Внимал и впитывал Фельзер эту необъятную, среднерусскую полифонию, растворяясь в ней малой, родственно-совместимой частичкой, смиренно и благостно, принимая ее уже не головой, а кожей и спинным хребтом, чья мозговая начинка была древнее и тоньше на сотни тысяч лет.

Но вот, размеренно и грубо прорывая всю эту симфонию, стало близиться к уху Юрия Борисовича нечто хрусткое и тяжкое.

Он приподнялся, сел. Хруст, достигнув фортиссимо, внезапно оборвался. В трех шагах от него высилась черная – чернее ночи, горбатая махина. Над головой ее лопатисто раскинули ветви рога. Их контур лепили мерцающей окантовкой светляки.

Рядом с махиной угадывалось то самое… оно… нет: ОН!

– Рабэ Ич? – свистящим полушепотом запустил в при-бывших запрос Фельзер.

– Зенки справные, отгад верный! – скрипуче одобрили из тьмы.

– А что ви хотите от моей памяти, когда тебе дают коле-ном под зад? – скромно потупившись, оценил похвалу Фельзер. – Ви-таки явились. Но зачем нам эта скотина с рогами под вашим чутким руководством?

– Буренку-то за цицки дергал, аль не приходилось?

– А кто, ви думаете, доил нашу пеструю Маню, когда Наденьке приспичило рожать Анюту?

– Бадейка тут, что ль?

– Ви же сказали. А я всегда имею привычку делать сказанное от вышестоящих.

– Бери бадейку, – велел ОН.

– Если ви так настаиваете, – вздохнул, но поднялся и взял малую кадушечку Юрий Борисович, мучительно пытаясь разгадать: для чего в такой роскошно озвученной ночи какаято возня с бадейкой, которая, между прочим, у него уже в руках.

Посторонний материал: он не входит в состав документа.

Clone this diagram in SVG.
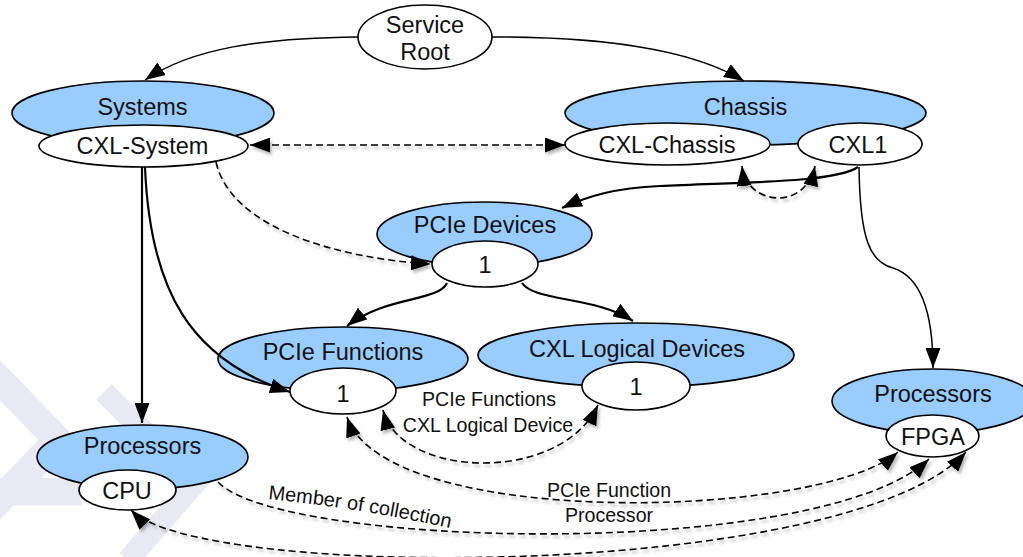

– Теперь дои, – велел рабэ Ич.

Лосиха подступила боком, придвинулась крупом, и Фельзер, опустившись на колени, подставил под круп посудину. Он нащупал тугое вымя и, прижимаясь щекой к жесткой шерсти, стал доить.

Тугой, мохнатый бок под его щекой дрожал непрерывной, мелкой дрожью. Внутри урчал и гуркотал могучий механизм переработки зелени в молоко – для родимого, спавшего в живом виде ребятенка.

Фельзер всхлипнул, пустил расстроганно слезу. Она канула в теплых шерстяных недрах лосиного бока.

– Шоб я сдох, рабэ! – потрясенно и благостно подивился Фельзер. – Но где вы найдете на этом свете народ, как мы с вами? Когда тебе ночью пригоняют молоко с рогами, – кто такое кроме нас сделает? Целую ваши ручки, рабэ Ич.

***

Их нашли на третий день. Отец и дочь возлежали на соломе возле расколоченной вдрызг телеги и горланили припев:

– Уморилась, уморилась, умори-ила-ася-а-а!

Юрий Борисович был кокетливо повязан цветастым бабьим платком, который всегда брал в поездки завязывать поясницу.

Дочь всхлипывала, косилась на отца со страхом, но подтягивала исправно своим чуть осипшим шаляпинским басом.

Над этим пронзительным дуэтом дергала хвостом стрекотуха-сорока в сильном возбуждении, ибо рядом с деревянной бадейкой, наполовину налитой желто-жирным, отстоявшимся молоком, лежала раскромсанная полубуханка хлеба.

Семейная пара старалась в вокально-разухабистом разносе:

– Знамо дело, уморилась, умори-и-ила-а-а-ся-яа-а-а!